Regular dataset audits should become routine in any responsible AI project. Audits can examine label quality, demographic coverage, and alignment with stated goals, while remaining adaptable to new research directions. Independent auditors, including community representatives, can provide objective perspectives that internal teams may overlook. It is important that audit findings are actionable, with tangible remediation steps and timelines. The absence of timely correction erodes trust and risks cascading effects in deployed models. By institutionalizing periodic reviews, organizations demonstrate commitment to continuous improvement rather than one-off compliance.

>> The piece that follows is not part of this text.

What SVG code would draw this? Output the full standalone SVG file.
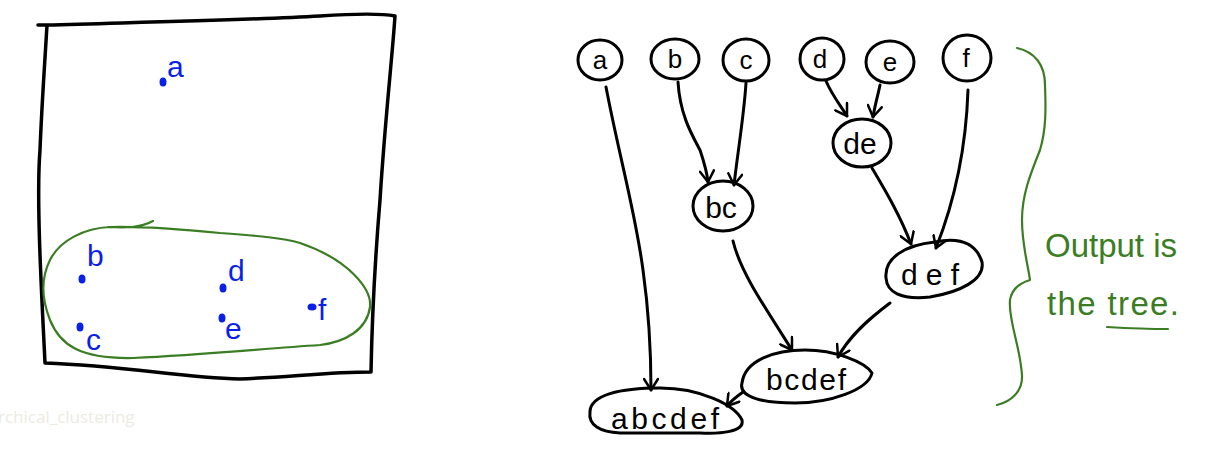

In addition to external audits, automated checks can flag potential biases during data processing. Tools that track data drift, correlated features, and outcome disparities help identify subtle patterns of disadvantage. However, automation is not a panacea; human judgment remains crucial to interpret ambiguous cases and to recognize cultural nuances that machines may miss. The ideal approach blends computational monitoring with human-in-the-loop deliberations, ensuring that technical signals translate into meaningful policy responses and dataset adjustments.
AI research benefits from cross-border collaboration that respects diverse legal and cultural contexts. International standards can harmonize minimum practices for consent, consent revocation, and data minimization, while respecting local norms. Local accountability is equally important, as communities closest to the affected outcomes best understand the nuances of harm and remedy. Establishing community advisory boards, regional data stewards, and multilingual accessibility helps ensure that governance remains inclusive and effective. When global guidelines meet local implementation, the resulting data ecosystems are better equipped to prevent repeated injustices.
The ultimate aim is a resilient framework that adapts to new techniques, domains, and social challenges. By combining transparent governance, participatory design, proactive redress, privacy-enabled data handling, and rigorous audits, researchers can reduce the risk of reproducing marginalization in AI datasets. This is not a one-time fix but a continuous program of improvement, dialogue, and accountability. As the field evolves, so too must the tools, metrics, and incentives that drive ethical data curation. With sustained commitment, AI research can advance knowledge while advancing justice.